3.5.1) Counterpoison #1: "In what tree are you, if you sawed off the branch of reason you were sitting on?" As Aristotle noted thousands of years ago, if we reject the principle of non-contradiction, we cannot assert anything.
3.5.2) Counterpoison #2: "Let's get together and make a list of all the synonyms you use for «true» and «false»" People who claim to be «beyond true and false» will inevitably contradict themselves, and to try to hide their contradiction, they'll use synonyms or periphrases to camouflage their use of keywords such as "true, false, good, bad", etc.
3.6) One little but well-greased jumping bean. Satan really loves this ingredient! This little jumping bean first spurts out a lie. So you do the research, gather the data, assemble the proof, and refute his lie. So he quickly jumps to another lie! So once again you do more research, gather more data, assemble another proof, and refute him again. But he again jumps to another lie! If you try to grab him by saying he's jumping around instead of answering your rebuttal, his skin (well-greased with numbers 3.1, 3.2, 3.3, etc.) let's him squirt out. If you try to say you can't catch him because his skin is well-greased, he accuses you of being nasty because you're trying to catch him, whereas he's a nice guy who never tries to catch anyone! If you reply that he's the jumping bean who first spurted out a lie against the Church, he'll accuse you of being dishonest because you call him a liar! (And so on, without end...)

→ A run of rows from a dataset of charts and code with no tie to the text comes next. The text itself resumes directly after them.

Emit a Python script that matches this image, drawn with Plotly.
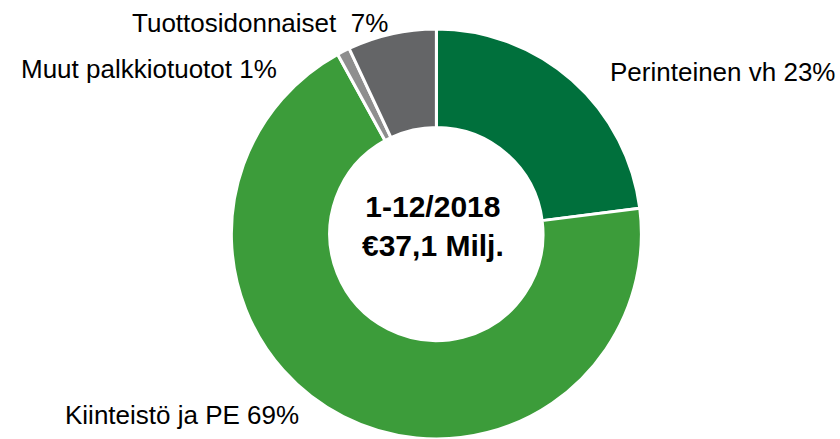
import plotly.graph_objects as go

# Data
labels = ["Perinteinen vh", "Kiinteistö ja PE", "Muut palkkiotuotot", "Tuottosidonnaiset"]
shares = [23, 69, 1, 7]
colors = ["#00703C", "#3C9C3A", "#8E8E8E", "#646567"]
label_text = ["Perinteinen vh 23%", "Kiinteistö ja PE 69%",
              "Muut palkkiotuotot 1%", "Tuottosidonnaiset  7%"]
center_lines = ["1-12/2018", "€37,1 Milj."]

FONT = "Liberation Sans, Arial, sans-serif"

fig = go.Figure(go.Pie(
    labels=labels,
    values=shares,
    hole=0.52,
    sort=False,
    direction="clockwise",
    rotation=0,
    marker=dict(colors=colors, line=dict(color="white", width=3)),
    textinfo="none",
    domain=dict(x=[0.275, 0.764], y=[0.0, 0.934]),
    hoverinfo="label+percent",
))

# label placement (paper coords)
label_pos = [
    dict(x=0.996, y=0.835, xanchor="right"),
    dict(x=0.075, y=0.055, xanchor="left"),
    dict(x=0.332, y=0.843, xanchor="right"),
    dict(x=0.464, y=0.947, xanchor="right"),
]
for txt, pos in zip(label_text, label_pos):
    fig.add_annotation(text=txt, xref="paper", yref="paper", showarrow=False,
                       yanchor="middle", font=dict(family=FONT, size=26, color="black"),
                       **pos)

fig.add_annotation(text="<b>" + "<br>".join(center_lines) + "</b>",
                   xref="paper", yref="paper", x=0.515, y=0.485,
                   showarrow=False, align="center",
                   font=dict(family=FONT, size=30, color="black"))

fig.update_layout(
    width=840, height=439,
    margin=dict(l=0, r=0, t=0, b=0),
    paper_bgcolor="white",
    plot_bgcolor="white",
    showlegend=False,
)

fig.write_html("out.html", config={"displayModeBar": False},
               post_script="document.body.style.margin='0px';")
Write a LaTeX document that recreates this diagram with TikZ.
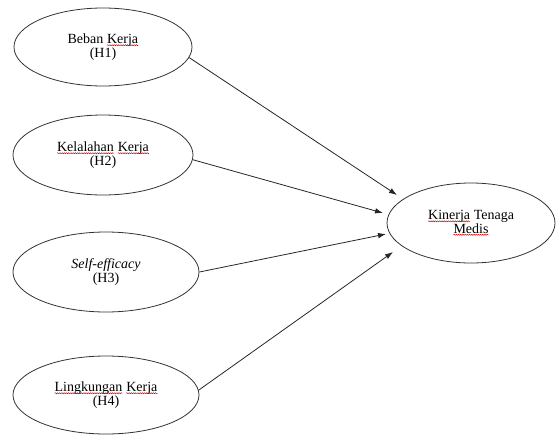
\documentclass[tikz,border=0pt]{standalone}
\usepackage{fontspec}
\setmainfont{Liberation Serif}
\usetikzlibrary{shapes.geometric,arrows.meta,decorations.pathmorphing}
\newcommand\redsq[1]{\tikz[baseline=(w.base)]{\node[shape=rectangle,draw=none,inner sep=0pt,outer sep=0pt,minimum size=0pt](w){#1};\draw[red!85!black,line width=0.5pt,decorate,decoration={snake,amplitude=0.5pt,segment length=2.2pt}]([yshift=-1.6pt]w.base west)--([yshift=-1.6pt]w.base east);}}
\tikzset{
  var/.style={ellipse,draw=black!80,line width=0.8pt,inner sep=0pt,align=center,
    font=\fontsize{14}{13.5}\selectfont},
  link/.style={draw=black!85,line width=0.8pt,-{Latex[length=8pt,width=5.5pt]}}
}
\begin{document}
\begin{tikzpicture}[x=1pt,y=-1pt]
\useasboundingbox (0,0) rectangle (556,434);
\node[var,minimum width=178pt,minimum height=78pt] (e1) at (103,47) {Beban \redsq{Kerja}\\(H1)};
\node[var,minimum width=180pt,minimum height=80pt] (e2) at (103,155) {\redsq{Kelalahan} \redsq{Kerja}\\(H2)};
\node[var,minimum width=186pt,minimum height=80pt] (e3) at (106,272) {\textit{Self-efficacy}\\(H3)};
\node[var,minimum width=186pt,minimum height=78pt] (e4) at (106,395) {\redsq{Lingkungan} \redsq{Kerja}\\(H4)};
\node[var,minimum width=168pt,minimum height=80pt] (y) at (471,223) {\redsq{Kinerja} Tenaga\\\redsq{Medis}};
\coordinate (t1) at (397,195);
\coordinate (t2) at (383,213);
\coordinate (t3) at (386,234);
\coordinate (t4) at (393,252);
\draw[link] (e1.-7) -- (t1);
\draw[link] (e2.-3) -- (t2);
\draw[link] (e3.east) -- (t3);
\draw[link] (e4.3) -- (t4);
\end{tikzpicture}
\end{document}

3.6.1) Counterpoison #1: Some "anti-greasy-skin" counterpoisons listed above help a bit, especially 3.3.4.
3.6.2) Counterpoison #2: An well-armed Templar. In the worst cases, it's practically impossible to argue with a profoundly wicked and duplicitous person. You need to arrest him, take him to court (where an honest and intelligent judge can detect and reject all his lies and manipulations), then jail him so he will stop harming society.
"What is the best way of fighting against Satan and his Slander Soup?" To the surprise of some people, I'd say it's frequent Confessions. "Come on, you've got to be kidding! The best way to pummel the living daylights out of your opponent in a boxing match would be to kneel down more often in a confessional?" Yes, Sir.
Remember this whole boxing match business is a metaphor. In fact, as soon as we step into the boxing ring and stand our ground, Satan runs away! [Jc 4:7] The hardest part is getting off our backside and stepping onto the ring! Fear and discouragement are our main enemies. Once we've improved our interior life (among others with more frequent Confessions), all we need is a good source of information on the Catholic Faith, a good method to develop our capacity for critical thinking, and a few antidotes to Slander Soup!